It seems that this is how things always go: I want to write and be creative every day but then… life happens; It seems as though there is always something [else] to do, someone to see, errands to be run. Yet, in defiance of these patterns of late, I am resolved to write a blog post every day for this week at least.I feel the same way a lot of the time. I am currently in the most creative space I've been for many years, I'm finding inspiration in so many things everyday.... and yet I don't follow through with a lot of the thoughts that pop into my head. And I've been challenged lately that if I want to be a serious writer (and one day maybe even get paid for it!) then I have to do what my piano teacher always told me: practice, practice, practice!
So I'm going to set myself the same challenge and write something on my blog everyday for the next week. Here it goes.....
I have been reading Brian McLaren's brilliant book 'A Generous Orthodoxy' lately. Every chapter contains something beautiful and profound for me, so I am pacing myself to one or two chapters a day. Sometime last week I came across the following quote, and have been reflecting on it ever since:
"To address the issue of a truth greatly reduced requires us to be poets that speak against a prose world." Walter Brueggemann quoted in Brian McLaren's 'A Generous Orthodoxy'McLaren believes, as do I, that in many parts of the Christian community today the 'Truth' is not alive in the vibrant and dynamic way that it should be. Our call is to speak against this. How then can I be a poet in a prose world?
The most profound way I understand is to be open to the mysterious, paradoxical, messiness of our faith and belief; to acknowledge we misunderstand and don't begin to understand so much. This is the faith I want to seek to live today...

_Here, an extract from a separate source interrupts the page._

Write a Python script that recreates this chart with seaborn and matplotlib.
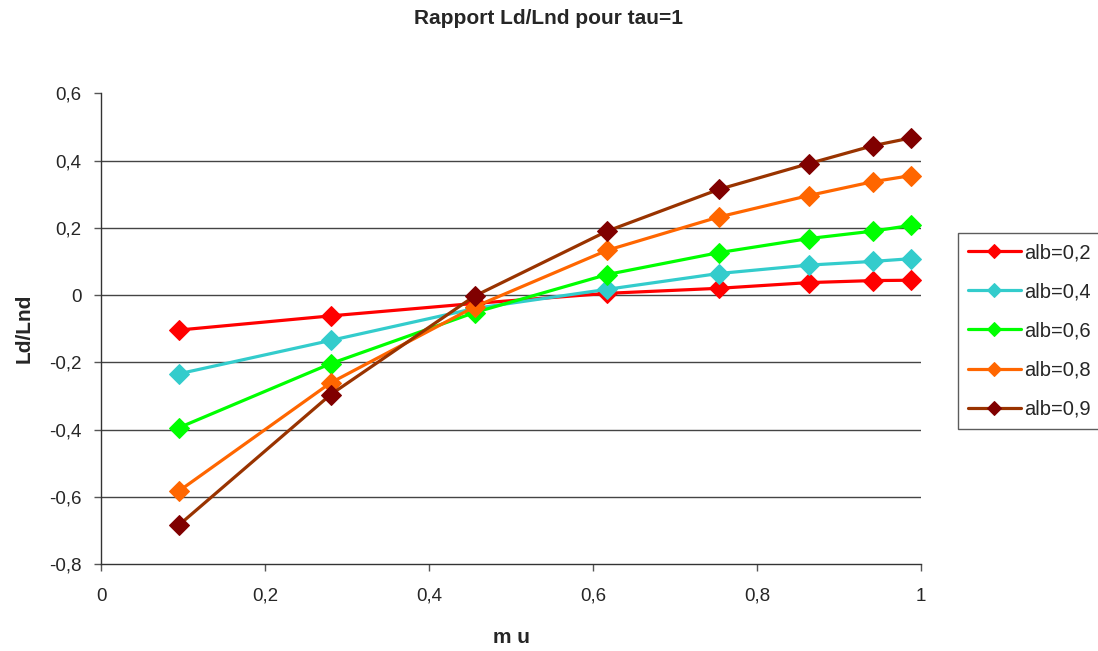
import numpy as np
import pandas as pd
import seaborn as sns
import matplotlib.pyplot as plt
from matplotlib.ticker import FuncFormatter

# data
mu = [0.0955, 0.28, 0.4555, 0.617, 0.753, 0.863, 0.941, 0.987]
labels = ["alb=0,2", "alb=0,4", "alb=0,6", "alb=0,8", "alb=0,9"]
alb_02 = [-0.104, -0.062, -0.025, 0.005, 0.020, 0.037, 0.043, 0.044]
alb_04 = [-0.234, -0.135, -0.040, 0.017, 0.064, 0.089, 0.100, 0.108]
alb_06 = [-0.394, -0.204, -0.052, 0.061, 0.126, 0.168, 0.190, 0.207]
alb_08 = [-0.582, -0.261, -0.035, 0.133, 0.232, 0.296, 0.337, 0.355]
alb_09 = [-0.683, -0.296, -0.003, 0.190, 0.314, 0.391, 0.444, 0.467]

line_colors = ["#FF0000", "#33CCCC", "#00FF00", "#FF6600", "#993300"]
marker_colors = ["#FF0000", "#33CCCC", "#00FF00", "#FF6600", "#800000"]

df = pd.DataFrame({
    "mu": mu * 5,
    "val": alb_02 + alb_04 + alb_06 + alb_08 + alb_09,
    "serie": [l for l in labels for _ in mu],
})

sns.set_style("white")
plt.rcParams['font.family'] = ['Liberation Sans', 'DejaVu Sans']

fig = plt.figure(figsize=(10.98, 6.51), dpi=100)
ax = fig.add_axes([0.092, 0.1336, 0.747, 0.7231])

for lab, lc, mc in zip(labels, line_colors, marker_colors):
    sns.lineplot(data=df[df.serie == lab], x="mu", y="val", ax=ax, color=lc,
                 linewidth=2.3, marker="D", markersize=10,
                 markerfacecolor=mc, markeredgecolor=mc, label=lab)


def comma(v, p):
    v = round(v, 1)
    if v == 0:
        return "0"
    return ("%g" % v).replace(".", ",")


ax.set_xlim(0, 1)
ax.set_ylim(-0.8, 0.6)
ax.set_xticks(np.arange(0, 1.01, 0.2))
ax.set_yticks(np.arange(-0.8, 0.61, 0.2))
ax.xaxis.set_major_formatter(FuncFormatter(comma))
ax.yaxis.set_major_formatter(FuncFormatter(comma))
# horizontal grid lines, none on the top tick
for t in np.arange(-0.6, 0.41, 0.2):
    ax.axhline(t, color="#444444", linewidth=1, zorder=0)
ax.tick_params(axis="both", direction="out", length=5, width=1, color="#555555",
               labelsize=13.5, left=True, bottom=True)
ax.tick_params(axis="x", pad=12)
ax.tick_params(axis="y", pad=9)
for s in ["top", "right"]:
    ax.spines[s].set_visible(False)
for s in ["left", "bottom"]:
    ax.spines[s].set_color("#333333")
    ax.spines[s].set_linewidth(1)

ax.set_xlabel("m u", fontsize=15, fontweight="bold", labelpad=17)
ax.set_ylabel("Ld/Lnd", fontsize=15, fontweight="bold", labelpad=11)
fig.text(0.5, 0.972, "Rapport Ld/Lnd pour tau=1", fontsize=15, fontweight="bold",
         ha="center", va="center")

leg = ax.legend(loc="upper left", bbox_to_anchor=(1.045, 0.703), frameon=True,
                fancybox=False, edgecolor="#333333", fontsize=14.5,
                markerscale=0.7, handlelength=2.6, borderpad=0.5,
                labelspacing=1.0, handletextpad=0.2, borderaxespad=0)
leg.get_frame().set_linewidth(1)

fig.savefig("out.png", dpi=100)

McLaren quotes a Catholic chaplain as saying this:
[when one] attempts to convey something of God's holy otherness he tries one earthly simile after another. In the end he discards them all as inadequate and says apparently wild and senseless things meant to startle the heart into feeling what lies beyond the reaches of the brain. Something of the kind takes place here: 'Eye has not seen nor ear heard, nor has it entered into the heart of man, what things God has for prepared for those who love him.' (1 Cor. 2:9) These realities beyond understanding can be brought closer only by the overthrow of everything naturally comprehensible. Flung into a world of new logic, we are forced to make a genuine effort to understand. A Generous Orthodoxy, 153-54.May we all experience God's holy otherness in new, mysterious and profound ways, that we might be drawn closer to Him.